Re: What is Microsoft's intent with XDR vis-à-vis W3C? [Was: Re: IE Team's Proposal for Cross Site Requests]

>> You do realise that with XDR, 'resource host' has no means to
>> authenticate the user using (relatively secure) HTTP digest
>> authentication?
>
> I both realize and support XDR's decision to not transmit the user's HTTP 
> auth credentials. These credentials are semantically equivalent to the use 
> of cookies described and attacked in the references cited above.

These attacks have been proven to not be the fault of cookies. Therefore it 
makes sense that auth credentials would also not create such attack vectors.

>
> As an aside, HTTP digest authentication is no more secure than 
> transmission of a plaintext password. The space of user passwords is so 
> small that a brute force attack against a password hash is feasible.

What does this have to do with the HTTP digest authentication? The digest 
authentication provides a secure of way transmitting passwords. You protect 
against brute force attack with attempt limitations, not password 
encryption. If you don't use such measures it doesn't matter you how you 
encrypt your passwords, you will still be prone.

>
>> In order to acquire the desired functionality (for which it needs the
>> user's credentials), with XDR the resource host will most
>> likely end up
>> passing the authentication information along in the GET query string
>> (bad), probably requiring the user to fill in his credentials on the
>> origin site (bad), and sending the user's password plain over
>> the wire
>> (bad).
>
> Since general understanding of application security is so muddled and 
> incomplete, I have no doubt that many developers will choose to have their 
> users give their credentials to third-party sites.

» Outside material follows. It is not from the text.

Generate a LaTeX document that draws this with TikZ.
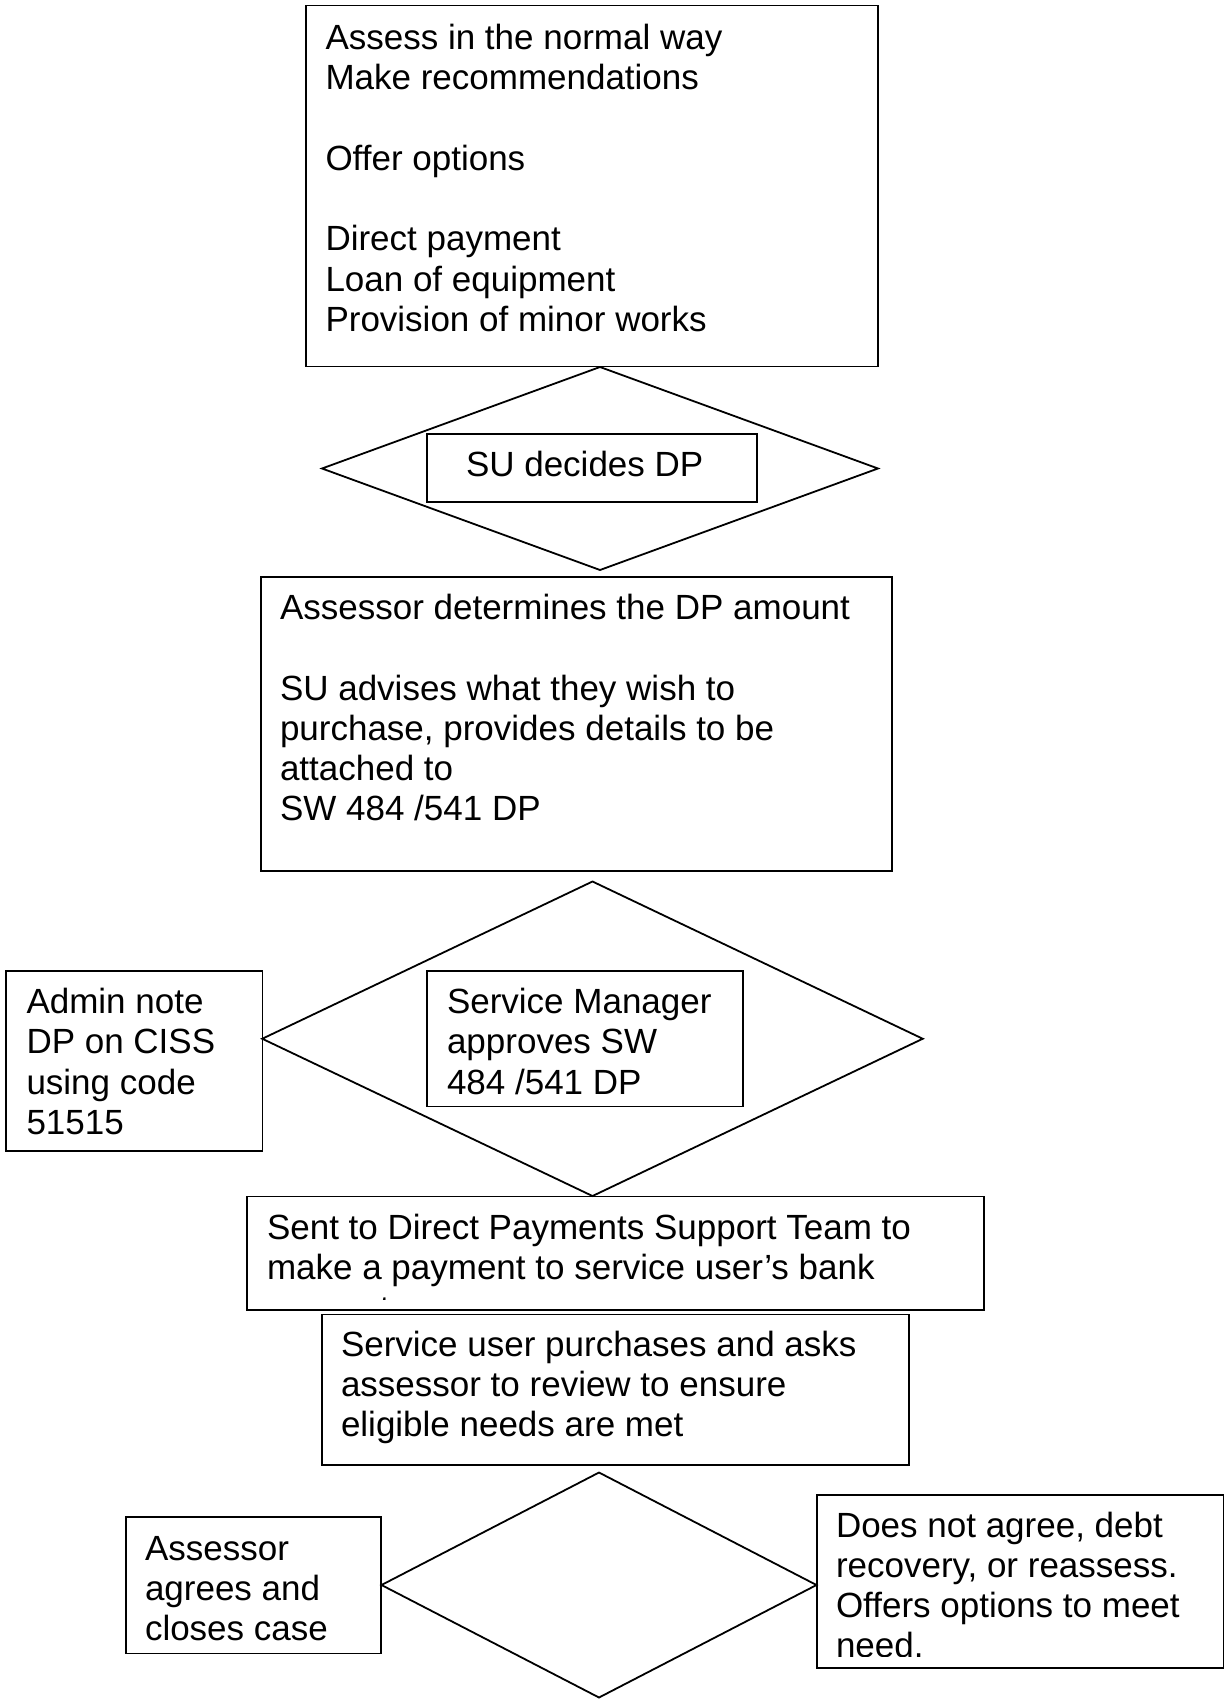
\documentclass[tikz,border=0pt]{standalone}
\usepackage{fontspec}
\setmainfont{Liberation Sans}
\usetikzlibrary{shapes.geometric,fit}
\begin{document}
\begin{tikzpicture}[x=0.5pt,y=-0.5pt,
  box/.style={draw, line width=0.9pt, inner sep=0pt, outer sep=0pt},
  dia/.style={draw, diamond, line width=0.9pt, inner sep=0pt, outer sep=0pt},
  txt/.style={anchor=north west, inner sep=0pt, outer sep=0pt, align=left, font=\fontsize{17.5}{20.125}\selectfont}]
\useasboundingbox (0,0) rectangle (1225,1702);
% boxes
\node[box, fit={(306,5.5) (878,366.5)}] (b1) {};
\node[dia, minimum width=278pt, minimum height=101.5pt] (d1) at (600,468.5) {};
\node[box, fit={(426.6,434) (757,502)}] (b1i) {};
\node[box, fit={(261,577) (892,871)}] (b2) {};
\node[dia, minimum width=330.25pt, minimum height=157.25pt] (d2) at (592.5,1038.75) {};
\node[box, fit={(6,970.6) (262.5,1151)}] (badmin) {};
\node[box, fit={(427,970.6) (743,1106.5)}] (b2i) {};
\node[box, fit={(247,1196.5) (983.6,1310)}] (bsent) {};
\node[box, fit={(322,1314.4) (908.6,1465)}] (buser) {};
\node[dia, minimum width=217.5pt, minimum height=112.5pt] (d3) at (599,1585) {};
\node[box, fit={(126,1517) (381,1653.5)}] (bagree) {};
\node[box, fit={(817,1495) (1223.4,1667.6)}] (bnot) {};
% texts
\node[txt] (t1) at (325.5,21.35) {\strut Assess in the normal way\\Make recommendations\\[20.125pt]Offer options\\[20.125pt]Direct payment\\Loan of equipment\\Provision of minor works};
\node[txt] (t1i) at (466,448.35) {\strut SU decides DP};
\node[txt] (t2) at (280,591.35) {\strut Assessor determines the DP amount\\[20.125pt]SU advises what they wish to\\purchase, provides details to be\\attached to\\SW 484 /541 DP};
\node[txt] (tadmin) at (26.5,985.35) {\strut Admin note\\DP on CISS\\using code\\51515};
\node[txt] (t2i) at (447,985.35) {\strut Service Manager\\approves SW\\484 /541 DP};
\begin{scope}
\clip (247,1196.5) rectangle (983.6,1299.5);
\node[txt] (tsent) at (267,1211.35) {\strut Sent to Direct Payments Support Team to\\make a payment to service user’s bank\\account};
\end{scope}
\node[txt] (tuser) at (341,1327.85) {\strut Service user purchases and asks\\assessor to review to ensure\\eligible needs are met};
\node[txt] (tagree) at (145,1531.85) {\strut Assessor\\agrees and\\closes case};
\begin{scope}
\clip (817,1495) rectangle (1223.4,1656.5);
\node[txt] (tnot) at (836,1508.85) {\strut Does not agree, debt\\recovery, or reassess.\\Offers options to meet\\need.};
\end{scope}
\end{tikzpicture}
\end{document}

What a depressing outlook for the future. Developers are stupid, so we will 
make sure they can't use real security measures because they are more 
complex. The reality is developers been pushing the limits of what they can 
do securely on the web. Web developers are more than capable of using real 
measures like OAuth to authorization, if they are given adequate mechanism 
for doing so.

>> breaking of REST by disallowing PUT and DELETE and setting the
>> Content-Type and Accept-* headers, while favouring SOAP
>
> I characterize the web-apps that I develop as being RESTful, and don't see 
> any compelling value proposition in the various SOAP related 
> specifications. The XDR proposal adequately supports all of the 
> programming patterns that I find useful in a RESTful web browser 
> application.

Yeah, it seems quite trendy to call your web services RESTful even if you 
never use PUT and DELETE. True read/write RESTful services on the web are 
heavily dependent on PUT and DELETE.

> The XDR proposal does not introduce any new limitations that we must abide 
> by in creating web applications, and so cannot be said to break anything.

It certainly doesn't break anything existing, but it does attempt to take 
allow cross-site communication, such comunication will have fundamental 
semantics broken which could have enabled powerful interoperability.

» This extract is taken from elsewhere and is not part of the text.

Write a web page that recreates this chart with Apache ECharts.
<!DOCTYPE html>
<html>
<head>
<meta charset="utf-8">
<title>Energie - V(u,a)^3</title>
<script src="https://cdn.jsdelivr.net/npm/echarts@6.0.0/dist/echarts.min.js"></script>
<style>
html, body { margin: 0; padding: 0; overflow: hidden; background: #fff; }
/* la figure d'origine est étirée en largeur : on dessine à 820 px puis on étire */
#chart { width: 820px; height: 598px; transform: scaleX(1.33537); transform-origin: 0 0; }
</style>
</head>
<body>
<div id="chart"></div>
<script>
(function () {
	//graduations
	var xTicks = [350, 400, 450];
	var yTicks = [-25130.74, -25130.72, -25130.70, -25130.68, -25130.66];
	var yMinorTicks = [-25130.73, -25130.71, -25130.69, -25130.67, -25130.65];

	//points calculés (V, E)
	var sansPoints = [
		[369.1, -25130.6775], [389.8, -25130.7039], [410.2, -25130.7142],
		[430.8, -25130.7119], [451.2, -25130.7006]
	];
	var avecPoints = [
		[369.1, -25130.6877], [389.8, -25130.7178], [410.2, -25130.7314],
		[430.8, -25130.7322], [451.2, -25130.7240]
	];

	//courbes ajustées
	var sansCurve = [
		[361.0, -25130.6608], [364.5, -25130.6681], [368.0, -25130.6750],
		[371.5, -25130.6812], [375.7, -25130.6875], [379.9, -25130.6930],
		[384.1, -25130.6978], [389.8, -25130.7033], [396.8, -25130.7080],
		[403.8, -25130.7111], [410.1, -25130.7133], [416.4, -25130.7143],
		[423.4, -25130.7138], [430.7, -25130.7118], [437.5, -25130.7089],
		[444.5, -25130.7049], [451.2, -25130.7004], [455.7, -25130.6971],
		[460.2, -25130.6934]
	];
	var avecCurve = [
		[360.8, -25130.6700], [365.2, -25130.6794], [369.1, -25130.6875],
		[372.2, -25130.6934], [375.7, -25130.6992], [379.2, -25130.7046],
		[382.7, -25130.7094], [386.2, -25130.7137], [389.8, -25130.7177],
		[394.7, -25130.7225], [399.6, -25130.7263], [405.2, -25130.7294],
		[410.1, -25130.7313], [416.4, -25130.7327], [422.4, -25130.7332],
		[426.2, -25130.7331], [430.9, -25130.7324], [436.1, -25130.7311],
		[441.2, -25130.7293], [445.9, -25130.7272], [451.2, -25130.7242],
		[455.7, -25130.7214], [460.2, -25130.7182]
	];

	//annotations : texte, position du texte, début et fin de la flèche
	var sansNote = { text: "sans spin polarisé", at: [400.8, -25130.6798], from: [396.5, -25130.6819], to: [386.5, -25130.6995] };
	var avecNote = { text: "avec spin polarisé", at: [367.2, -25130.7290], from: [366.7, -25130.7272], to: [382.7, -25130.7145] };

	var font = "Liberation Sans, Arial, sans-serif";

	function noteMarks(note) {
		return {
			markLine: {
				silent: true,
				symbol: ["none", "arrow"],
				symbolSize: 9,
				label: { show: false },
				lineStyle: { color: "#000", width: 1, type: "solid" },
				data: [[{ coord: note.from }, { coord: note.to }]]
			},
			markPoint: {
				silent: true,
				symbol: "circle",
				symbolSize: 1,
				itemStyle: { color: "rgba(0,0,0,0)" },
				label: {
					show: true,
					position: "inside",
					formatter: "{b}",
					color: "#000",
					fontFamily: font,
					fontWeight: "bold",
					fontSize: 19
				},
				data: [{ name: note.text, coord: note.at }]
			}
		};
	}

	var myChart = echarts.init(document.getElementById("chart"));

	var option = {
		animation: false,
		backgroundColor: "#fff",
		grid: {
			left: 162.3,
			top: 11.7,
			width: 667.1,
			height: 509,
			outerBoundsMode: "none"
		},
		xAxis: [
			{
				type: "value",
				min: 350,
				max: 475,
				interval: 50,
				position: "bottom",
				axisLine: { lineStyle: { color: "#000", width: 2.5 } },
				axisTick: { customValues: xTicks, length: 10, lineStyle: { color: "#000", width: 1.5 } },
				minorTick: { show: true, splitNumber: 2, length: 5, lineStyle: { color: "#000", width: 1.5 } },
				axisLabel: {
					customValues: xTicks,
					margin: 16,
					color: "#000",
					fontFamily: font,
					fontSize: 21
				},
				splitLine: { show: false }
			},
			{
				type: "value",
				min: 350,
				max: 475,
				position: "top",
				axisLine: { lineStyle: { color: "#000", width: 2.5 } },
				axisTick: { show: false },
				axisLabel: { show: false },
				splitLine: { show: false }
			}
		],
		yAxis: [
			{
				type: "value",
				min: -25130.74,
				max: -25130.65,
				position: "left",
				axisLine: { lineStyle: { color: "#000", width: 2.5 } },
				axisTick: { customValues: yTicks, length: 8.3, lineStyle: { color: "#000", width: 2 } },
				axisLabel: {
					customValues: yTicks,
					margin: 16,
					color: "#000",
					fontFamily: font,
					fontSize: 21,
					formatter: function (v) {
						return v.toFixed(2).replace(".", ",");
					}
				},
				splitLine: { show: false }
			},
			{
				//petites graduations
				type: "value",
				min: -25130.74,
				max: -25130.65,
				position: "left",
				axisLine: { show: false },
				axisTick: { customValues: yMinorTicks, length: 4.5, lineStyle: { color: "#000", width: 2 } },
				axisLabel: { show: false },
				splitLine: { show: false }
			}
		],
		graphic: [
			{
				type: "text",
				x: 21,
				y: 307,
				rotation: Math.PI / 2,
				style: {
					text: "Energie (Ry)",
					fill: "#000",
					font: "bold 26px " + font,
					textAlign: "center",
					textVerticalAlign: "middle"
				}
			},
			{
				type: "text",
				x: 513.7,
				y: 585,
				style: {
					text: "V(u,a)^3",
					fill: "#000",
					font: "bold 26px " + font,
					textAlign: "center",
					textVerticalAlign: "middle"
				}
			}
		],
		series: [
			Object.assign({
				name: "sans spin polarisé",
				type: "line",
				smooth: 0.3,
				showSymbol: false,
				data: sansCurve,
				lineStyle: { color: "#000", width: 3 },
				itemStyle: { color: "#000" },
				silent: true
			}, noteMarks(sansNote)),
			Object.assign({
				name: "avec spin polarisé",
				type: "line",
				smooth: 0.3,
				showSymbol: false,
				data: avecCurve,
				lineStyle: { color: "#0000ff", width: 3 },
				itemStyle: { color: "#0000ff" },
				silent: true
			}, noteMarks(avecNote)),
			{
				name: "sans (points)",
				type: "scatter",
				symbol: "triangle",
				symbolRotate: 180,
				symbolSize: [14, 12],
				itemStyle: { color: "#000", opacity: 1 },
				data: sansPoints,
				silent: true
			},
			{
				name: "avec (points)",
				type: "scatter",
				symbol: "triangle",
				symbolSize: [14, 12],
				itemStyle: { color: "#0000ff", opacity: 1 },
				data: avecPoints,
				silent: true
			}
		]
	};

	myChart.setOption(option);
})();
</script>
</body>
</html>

> That the XDR proposal enables cross-domain requests with minimal 
> complexity and in a way which is unlikely to cause IT administrators to 
> disable the feature, is, in my opinion, reason enough to be enthusiastic. 
> The XDR proposal seems like something that could be a stable platform on 
> which to start building new kinds of applications.

I actually really appreciate the effort to make things more simpler. 
However, I do not understand how creating a new API, and creating a new set 
of headers is going to make things simpler. The code necessary to deal with 
the new APIs is certainly going to impose a burden on developers. If 
simplicity is really goal of IE, why not work with W3C on simplifying the 
current proposal? Most of the differences are completely orthogonal to 
simplicity like header names, and the JS API. One could easily just subset 
the W3C/CS proposal to the level of simplicity of XDR.